The world changed - ash and yew crowding around us. Deprived of grassy cover, the topsoil showed bare flint and chalk in the gloom beneath the trees, which the deer had browsed into a canopy just below head height. Brown and white earth from a badger's sett was mounded up between the roots of a large ash. A pile of yew seeds in various stages of decomposition marked a vole's winter feasting place. Beaumont was in his element, alert, alive and questing. We diverged from the path a bit, exploring tree bark with a forester's eye, reading the past written into its hard, rumpled textures. Jonathan noticed a scatter of prehistoric flint knapping debris underfoot, white shards glowing in tree shade - they would have been hidden by an overgrowth of turf had this been open downland. In places I found my feet struggling to grip on the sloping soil, the sliding chalk.

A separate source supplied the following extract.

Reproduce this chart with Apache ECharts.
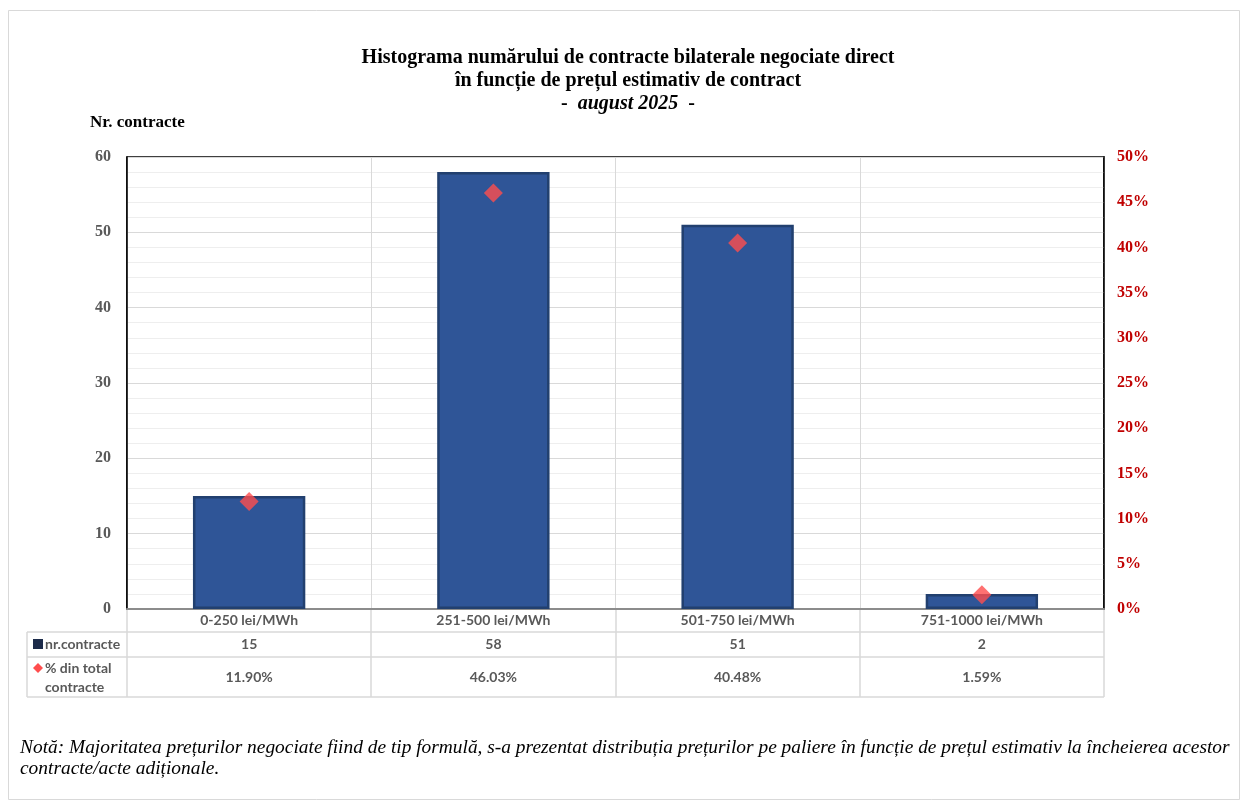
<!DOCTYPE html>
<html><head><meta charset="utf-8">
<script src="https://cdn.jsdelivr.net/npm/echarts@6/dist/echarts.min.js"></script>
<style>html,body{margin:0;padding:0;background:#fff}#c{width:1242px;height:807px}</style>
</head><body><div id="c"></div>
<script>
const categories = ['0-250 lei/MWh', '251-500 lei/MWh', '501-750 lei/MWh', '751-1000 lei/MWh'];
const counts = [15, 58, 51, 2];
const percents = [11.90, 46.03, 40.48, 1.59];
const leftTicks = [0, 10, 20, 30, 40, 50, 60];
const rightTicks = [0, 5, 10, 15, 20, 25, 30, 35, 40, 45, 50];
const titleLines = ['Histograma numărului de contracte bilaterale negociate direct', 'în funcție de prețul estimativ de contract', 'august 2025'];
const seriesNames = ['nr.contracte', '% din total contracte'];
const noteLines = ['Notă: Majoritatea prețurilor negociate fiind de tip formulă, s-a prezentat distribuția prețurilor pe paliere în funcție de prețul estimativ la încheierea acestor', 'contracte/acte adiționale.'];

const SERIF = '"Liberation Serif", "Times New Roman", serif';
const SANS = 'Lato, "Open Sans", sans-serif';
const G = {left: 127, right: 138, top: 157, bottom: 198};
const rows = [609, 632, 657, 697];
const tableLeft = 27;

const chart = echarts.init(document.getElementById('c'), null, {renderer: 'canvas'});
const option = {
  animation: false,
  backgroundColor: '#fff',
  grid: {left: G.left, right: G.right, top: G.top, bottom: G.bottom, show: true, borderColor: '#000', borderWidth: 1.5, backgroundColor: 'transparent'},
  xAxis: {
    type: 'category', data: categories,
    axisLine: {show: true, lineStyle: {color: '#8c8c8c', width: 2}},
    axisTick: {show: false},
    splitLine: {show: true, lineStyle: {color: '#d9d9d9', width: 1}},
    axisLabel: {
      margin: 0, interval: 0, verticalAlign: 'top',
      formatter: (v, i) => '{c|' + v + '}\n{n|' + counts[i] + '}\n{p|' + percents[i].toFixed(2) + '%}',
      rich: {
        c: {fontFamily: SANS, fontWeight: 'bold', fontSize: 14, color: '#595959', lineHeight: 23},
        n: {fontFamily: SANS, fontWeight: 'bold', fontSize: 14, color: '#595959', lineHeight: 25},
        p: {fontFamily: SANS, fontWeight: 'bold', fontSize: 14, color: '#595959', lineHeight: 40}
      }
    }
  },
  yAxis: [{
    type: 'value', min: leftTicks[0], max: leftTicks[leftTicks.length - 1], interval: leftTicks[1] - leftTicks[0],
    axisLine: {show: true, lineStyle: {color: '#000', width: 1.5}},
    axisTick: {show: false},
    axisLabel: {fontFamily: SERIF, fontWeight: 'bold', fontSize: 16, color: '#595959', margin: 16},
    splitLine: {show: true, lineStyle: {color: '#d9d9d9', width: 1}},
    minorTick: {show: false, splitNumber: 5},
    minorSplitLine: {show: true, lineStyle: {color: '#eeeeee', width: 1}}
  }, {
    type: 'value', min: rightTicks[0], max: rightTicks[rightTicks.length - 1], interval: rightTicks[1] - rightTicks[0],
    position: 'right',
    axisLine: {show: true, lineStyle: {color: '#000', width: 1.5}},
    axisTick: {show: false},
    axisLabel: {fontFamily: SERIF, fontWeight: 'bold', fontSize: 16, color: '#c00000', margin: 13, formatter: '{value}%'},
    splitLine: {show: false}
  }],
  series: [{
    name: seriesNames[0], type: 'bar', data: counts, barWidth: '46%', yAxisIndex: 0,
    itemStyle: {color: '#2f5597', borderColor: '#22406f', borderWidth: 2.5},
    z: 2
  }, {
    name: seriesNames[1], type: 'scatter', data: percents, yAxisIndex: 1,
    symbol: 'diamond', symbolSize: [19, 19],
    itemStyle: {color: '#ff4d4d'}, z: 5
  }]
};
chart.setOption(option);

const c0 = chart.convertToPixel({xAxisIndex: 0}, 0);
const c1 = chart.convertToPixel({xAxisIndex: 0}, 1);
const band = c1 - c0;
const lc = '#d9d9d9';
const gr = [];
const plotRight = 1242 - G.right;
[rows[1], rows[2], rows[3]].forEach(y => gr.push({type: 'line', shape: {x1: tableLeft, y1: y, x2: plotRight, y2: y}, style: {stroke: lc, lineWidth: 1.5}, silent: true}));
gr.push({type: 'line', shape: {x1: tableLeft, y1: rows[1], x2: tableLeft, y2: rows[3]}, style: {stroke: lc, lineWidth: 1.5}});
for (let i = 0; i <= categories.length; i++) {
  const x = Math.round(c0 - band / 2 + i * band);
  gr.push({type: 'line', shape: {x1: x, y1: rows[0], x2: x, y2: rows[3]}, style: {stroke: lc, lineWidth: 1.5}});
}
gr.push({type: 'rect', shape: {x: 33, y: 639, width: 10, height: 10}, style: {fill: '#1c2b4a'}});
gr.push({type: 'text', x: 45, y: 644.5, style: {text: seriesNames[0], fontFamily: SANS, fontWeight: 'bold', fontSize: 14, fill: '#595959', verticalAlign: 'middle'}});
gr.push({type: 'polygon', shape: {points: [[38, 663], [43, 668], [38, 673], [33, 668]]}, style: {fill: '#ff4d4d'}});
gr.push({type: 'text', x: 45, y: 677.5, style: {text: '% din total\ncontracte', fontFamily: SANS, fontWeight: 'bold', fontSize: 14, lineHeight: 19, fill: '#595959', verticalAlign: 'middle'}});
gr.push({type: 'text', x: 628, y: 46, style: {
  text: '{b|' + titleLines[0] + '}\n{b|' + titleLines[1] + '}\n{b|-  }{i|' + titleLines[2] + '}{b|  -}',
  textAlign: 'center', verticalAlign: 'top',
  rich: {
    b: {fontFamily: SERIF, fontWeight: 'bold', fontSize: 20, lineHeight: 23, fill: '#000', align: 'center'},
    i: {fontFamily: SERIF, fontWeight: 'bold', fontStyle: 'italic', fontSize: 20, lineHeight: 23, fill: '#000'}
  }
}});
gr.push({type: 'text', x: 90, y: 123, style: {text: 'Nr. contracte', fontFamily: SERIF, fontWeight: 'bold', fontSize: 17, fill: '#000', verticalAlign: 'middle'}});
gr.push({type: 'text', x: 20, y: 737, style: {text: noteLines.join('\n'), fontFamily: SERIF, fontStyle: 'italic', fontSize: 19.4, lineHeight: 21, fill: '#000', verticalAlign: 'top'}});
gr.push({type: 'rect', shape: {x: 8.5, y: 10.5, width: 1231, height: 789}, style: {fill: 'none', stroke: '#d9d9d9', lineWidth: 1}, z: -1});
chart.setOption({graphic: gr});
</script></body></html>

The old world of the downs finds shelter beneath the trees. Here, we move into a different, set-aside space on a north-facing scarp too steep for farming. Root and tree, teeth and fur, flint and bone; the smell of earth and vegetable decay; animal trails, invisible. The elder world seems closer here, with Thomas's sturdy footsteps close behind us and the whisper of corduroy as he walks past, struggling with his thoughts. He has a weekend's leave from the Army; he is walking to clear his head, clear the turbulence of a homecoming to his wife Helen and their three clamouring children ten miles way in the cottage at Steep. They only remember him as he was before he enlisted. He is walking to find the words he needs, to encounter places where his own nature can do its work of healing; he strides out to forget everything on earth 'except that it is lovelier than any mysteries'. He sees a fallow deer as it watches him under the trees; it stamps then runs. He finds himself alone.

We turned and left the wood.We hadn't even reached its upper margins, where open skies and downland begin - I don't know why: I would have relished a summit view. For some reason the wood had been enough, a saturation. Beaumont trotted on across the reseeded grass ley, indifferent to its green monoculture.

Meaning flourishes in spots of diversity in the landscape, like a 13th century flint church, a pile of yew seeds between the roots of a tree, or the smell of a badger.

Such things are worth walking to find.